I rarely stop to think about how the words and pictures of a comic book fit together to tell the story. But sometimes, one or the other, or the combination of the two, is so flawed, it totally destroys the effect of the storytelling--like a boom mike that intrudes into the frame of a movie scene. I'm sorry to say that "Fairest: The Return of the Maharaja" is a case in point. A few examples of its storytelling flaws are listed after the
1. The shape-changing wolves say that they took revenge because one of the six of them was killed in a fight at a campsite. But when we saw that fight earlier, it appeared that three of them were killed. One got an arrow between the ears, a second was felled by an arrow shown protruding from its front ribcage, and a third had a gun fired at it, with the next panel seemingly showing its body recoiling from the impact. Maybe the second and third wounds weren't fatal, but it's poor storytelling to even suggest that they were, unless you're going to make a story point later that two of the three made miraculous or stalwart recoveries.

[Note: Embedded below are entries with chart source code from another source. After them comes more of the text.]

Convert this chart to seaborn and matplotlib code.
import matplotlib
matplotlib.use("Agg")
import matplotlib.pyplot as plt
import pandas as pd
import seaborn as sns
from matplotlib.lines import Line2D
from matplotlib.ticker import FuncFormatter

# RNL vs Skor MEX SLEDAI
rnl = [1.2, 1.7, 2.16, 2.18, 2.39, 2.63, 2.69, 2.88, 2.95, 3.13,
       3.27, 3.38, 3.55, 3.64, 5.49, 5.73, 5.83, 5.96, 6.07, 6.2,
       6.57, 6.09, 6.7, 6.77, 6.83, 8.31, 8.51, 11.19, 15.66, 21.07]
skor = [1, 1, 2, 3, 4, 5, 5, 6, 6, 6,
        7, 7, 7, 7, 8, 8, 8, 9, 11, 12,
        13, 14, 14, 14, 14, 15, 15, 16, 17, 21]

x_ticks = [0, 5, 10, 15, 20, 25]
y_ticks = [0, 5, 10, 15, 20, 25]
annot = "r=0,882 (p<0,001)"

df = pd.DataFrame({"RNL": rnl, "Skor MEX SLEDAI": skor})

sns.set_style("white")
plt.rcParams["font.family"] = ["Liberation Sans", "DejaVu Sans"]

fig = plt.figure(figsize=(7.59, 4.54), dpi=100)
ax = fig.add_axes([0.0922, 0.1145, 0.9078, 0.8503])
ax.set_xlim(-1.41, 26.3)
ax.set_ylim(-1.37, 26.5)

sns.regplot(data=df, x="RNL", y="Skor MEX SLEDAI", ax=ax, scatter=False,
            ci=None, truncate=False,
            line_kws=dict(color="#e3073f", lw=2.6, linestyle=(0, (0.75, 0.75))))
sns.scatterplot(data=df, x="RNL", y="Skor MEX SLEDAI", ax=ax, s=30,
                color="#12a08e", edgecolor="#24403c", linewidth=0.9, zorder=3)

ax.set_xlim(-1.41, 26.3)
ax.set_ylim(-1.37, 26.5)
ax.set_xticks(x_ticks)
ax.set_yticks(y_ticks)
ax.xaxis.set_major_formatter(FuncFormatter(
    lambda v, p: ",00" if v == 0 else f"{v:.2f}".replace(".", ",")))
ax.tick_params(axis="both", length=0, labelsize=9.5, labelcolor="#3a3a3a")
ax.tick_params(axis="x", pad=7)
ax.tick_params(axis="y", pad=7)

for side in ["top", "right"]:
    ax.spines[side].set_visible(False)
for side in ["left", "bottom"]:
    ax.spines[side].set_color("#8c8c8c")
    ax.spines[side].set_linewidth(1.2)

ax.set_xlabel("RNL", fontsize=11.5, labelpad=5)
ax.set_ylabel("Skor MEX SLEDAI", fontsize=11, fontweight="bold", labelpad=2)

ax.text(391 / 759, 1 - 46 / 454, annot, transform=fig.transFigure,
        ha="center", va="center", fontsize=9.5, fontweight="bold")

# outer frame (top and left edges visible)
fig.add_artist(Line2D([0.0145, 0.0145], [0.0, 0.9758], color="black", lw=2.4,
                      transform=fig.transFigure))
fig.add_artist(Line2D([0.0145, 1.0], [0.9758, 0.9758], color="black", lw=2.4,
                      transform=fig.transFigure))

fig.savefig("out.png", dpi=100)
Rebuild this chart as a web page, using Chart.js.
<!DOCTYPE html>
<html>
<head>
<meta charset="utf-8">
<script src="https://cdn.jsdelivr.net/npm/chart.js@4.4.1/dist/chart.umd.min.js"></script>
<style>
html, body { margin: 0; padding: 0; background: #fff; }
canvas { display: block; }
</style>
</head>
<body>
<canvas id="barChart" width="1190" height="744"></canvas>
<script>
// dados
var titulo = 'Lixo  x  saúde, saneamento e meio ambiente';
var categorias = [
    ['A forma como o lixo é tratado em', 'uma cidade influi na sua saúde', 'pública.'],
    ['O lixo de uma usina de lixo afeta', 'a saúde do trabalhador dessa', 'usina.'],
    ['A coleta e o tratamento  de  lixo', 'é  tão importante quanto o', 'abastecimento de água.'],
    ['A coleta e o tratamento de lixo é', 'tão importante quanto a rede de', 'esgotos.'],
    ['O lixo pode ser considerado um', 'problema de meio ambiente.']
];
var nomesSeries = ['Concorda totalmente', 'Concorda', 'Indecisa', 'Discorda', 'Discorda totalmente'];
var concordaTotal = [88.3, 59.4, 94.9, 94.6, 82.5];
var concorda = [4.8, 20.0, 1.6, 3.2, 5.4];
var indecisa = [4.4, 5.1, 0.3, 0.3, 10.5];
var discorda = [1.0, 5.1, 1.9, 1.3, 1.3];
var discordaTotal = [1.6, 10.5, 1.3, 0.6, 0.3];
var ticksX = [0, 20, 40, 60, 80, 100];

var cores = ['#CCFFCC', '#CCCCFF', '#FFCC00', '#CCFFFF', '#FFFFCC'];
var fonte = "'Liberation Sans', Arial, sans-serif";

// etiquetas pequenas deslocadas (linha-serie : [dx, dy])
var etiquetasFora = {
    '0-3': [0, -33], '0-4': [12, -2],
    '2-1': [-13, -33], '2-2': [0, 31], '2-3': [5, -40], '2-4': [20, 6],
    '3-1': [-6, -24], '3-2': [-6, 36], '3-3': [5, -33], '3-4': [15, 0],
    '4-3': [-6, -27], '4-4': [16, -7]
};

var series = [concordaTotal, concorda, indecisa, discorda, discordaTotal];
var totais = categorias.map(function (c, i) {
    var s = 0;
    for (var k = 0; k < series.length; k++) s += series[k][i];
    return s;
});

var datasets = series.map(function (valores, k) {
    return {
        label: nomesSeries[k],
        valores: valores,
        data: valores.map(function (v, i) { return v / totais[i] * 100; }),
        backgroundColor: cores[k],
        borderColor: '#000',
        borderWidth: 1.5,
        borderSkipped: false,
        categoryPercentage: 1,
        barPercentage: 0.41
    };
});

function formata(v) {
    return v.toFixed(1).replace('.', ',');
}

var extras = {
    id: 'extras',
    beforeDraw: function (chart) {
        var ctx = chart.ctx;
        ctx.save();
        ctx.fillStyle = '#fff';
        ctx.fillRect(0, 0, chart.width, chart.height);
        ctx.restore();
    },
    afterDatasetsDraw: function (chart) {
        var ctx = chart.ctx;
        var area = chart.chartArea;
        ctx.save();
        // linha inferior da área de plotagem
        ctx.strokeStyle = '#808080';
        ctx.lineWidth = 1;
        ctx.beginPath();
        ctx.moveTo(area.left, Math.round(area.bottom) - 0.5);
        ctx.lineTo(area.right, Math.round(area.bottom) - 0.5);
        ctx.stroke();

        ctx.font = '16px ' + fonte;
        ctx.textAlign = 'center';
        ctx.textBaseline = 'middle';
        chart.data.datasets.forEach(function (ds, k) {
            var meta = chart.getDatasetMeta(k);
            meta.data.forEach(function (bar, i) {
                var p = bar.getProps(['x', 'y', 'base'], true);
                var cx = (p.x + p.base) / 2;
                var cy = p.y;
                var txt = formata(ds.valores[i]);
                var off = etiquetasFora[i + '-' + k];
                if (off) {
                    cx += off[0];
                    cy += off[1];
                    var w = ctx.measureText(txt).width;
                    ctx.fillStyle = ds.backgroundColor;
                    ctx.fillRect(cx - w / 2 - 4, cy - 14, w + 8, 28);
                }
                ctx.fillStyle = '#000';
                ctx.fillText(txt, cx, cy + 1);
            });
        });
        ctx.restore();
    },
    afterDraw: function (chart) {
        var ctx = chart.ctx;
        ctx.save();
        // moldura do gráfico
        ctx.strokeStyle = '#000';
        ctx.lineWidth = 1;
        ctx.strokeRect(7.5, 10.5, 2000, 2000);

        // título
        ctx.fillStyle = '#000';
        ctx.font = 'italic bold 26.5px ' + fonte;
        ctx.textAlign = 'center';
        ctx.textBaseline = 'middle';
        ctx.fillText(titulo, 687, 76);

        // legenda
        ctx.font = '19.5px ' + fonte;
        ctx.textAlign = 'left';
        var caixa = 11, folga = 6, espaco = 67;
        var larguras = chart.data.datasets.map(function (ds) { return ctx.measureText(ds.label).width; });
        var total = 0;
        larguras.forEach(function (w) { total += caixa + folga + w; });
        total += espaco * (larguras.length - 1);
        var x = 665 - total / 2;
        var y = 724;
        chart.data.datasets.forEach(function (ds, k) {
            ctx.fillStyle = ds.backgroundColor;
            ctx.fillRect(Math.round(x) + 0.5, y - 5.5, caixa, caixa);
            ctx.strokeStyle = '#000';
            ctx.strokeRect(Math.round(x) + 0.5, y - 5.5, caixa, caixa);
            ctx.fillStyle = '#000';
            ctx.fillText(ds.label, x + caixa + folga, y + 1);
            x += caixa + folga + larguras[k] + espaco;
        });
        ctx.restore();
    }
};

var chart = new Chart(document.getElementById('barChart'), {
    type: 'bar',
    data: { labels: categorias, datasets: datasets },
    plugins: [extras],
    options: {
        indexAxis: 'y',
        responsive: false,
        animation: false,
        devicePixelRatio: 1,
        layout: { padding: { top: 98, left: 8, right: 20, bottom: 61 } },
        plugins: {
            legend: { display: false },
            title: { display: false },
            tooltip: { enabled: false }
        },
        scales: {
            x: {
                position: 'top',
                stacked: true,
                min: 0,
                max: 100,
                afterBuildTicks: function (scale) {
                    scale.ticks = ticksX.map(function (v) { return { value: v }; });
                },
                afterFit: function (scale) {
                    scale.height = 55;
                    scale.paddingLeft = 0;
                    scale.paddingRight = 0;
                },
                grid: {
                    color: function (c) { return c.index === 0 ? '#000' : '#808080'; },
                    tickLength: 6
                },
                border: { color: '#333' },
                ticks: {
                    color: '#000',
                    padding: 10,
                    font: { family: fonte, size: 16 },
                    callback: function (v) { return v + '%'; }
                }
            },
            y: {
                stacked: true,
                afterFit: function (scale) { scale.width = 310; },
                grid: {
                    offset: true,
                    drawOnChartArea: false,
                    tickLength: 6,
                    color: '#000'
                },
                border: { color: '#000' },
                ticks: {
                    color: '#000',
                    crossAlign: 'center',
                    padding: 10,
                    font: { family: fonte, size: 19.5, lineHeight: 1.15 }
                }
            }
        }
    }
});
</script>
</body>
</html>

2. The campsite was one day's caravan ride from the palace, which was a walk of at least a few weeks from Nalayani's village. The action had not moved far from the campsite at the point when the wolves told Prince Charming that they had taken their revenge on Nalayani's village. Yet when the scene shifts to the village on the next page, the weeks (okay, maybe days on fast horses) that it would have taken to get there are ignored: in all that time, Nalayani evidently wasn't told what they would see when they arrived---and oh yeah, the village is still smoldering!
3. In the middle of a fight with Charming, the usurped maharaja narrates two pages of flashback scenes.
There's more, but you get the idea. The storytelling is so clunky, so unprofessional, that I went from reading to thinking about what I was reading, and not in a good way. ("Yeah, come to think of it, what was the point of the story about the helpful jackal in the first chapter? Was that just to fill up pages?" Et cetera.)
I haven't read anything else by Sean E. Williams and don't know how he landed this "Fairest" gig, but he does not seem to have been up to the task. If you HAVE to have every "Fables"-related book (which I can understand, actually), I suggest buying it and just putting it on your shelf next to the others, or maybe flipping through the pages to look at the pictures. Don't waste your time reading it.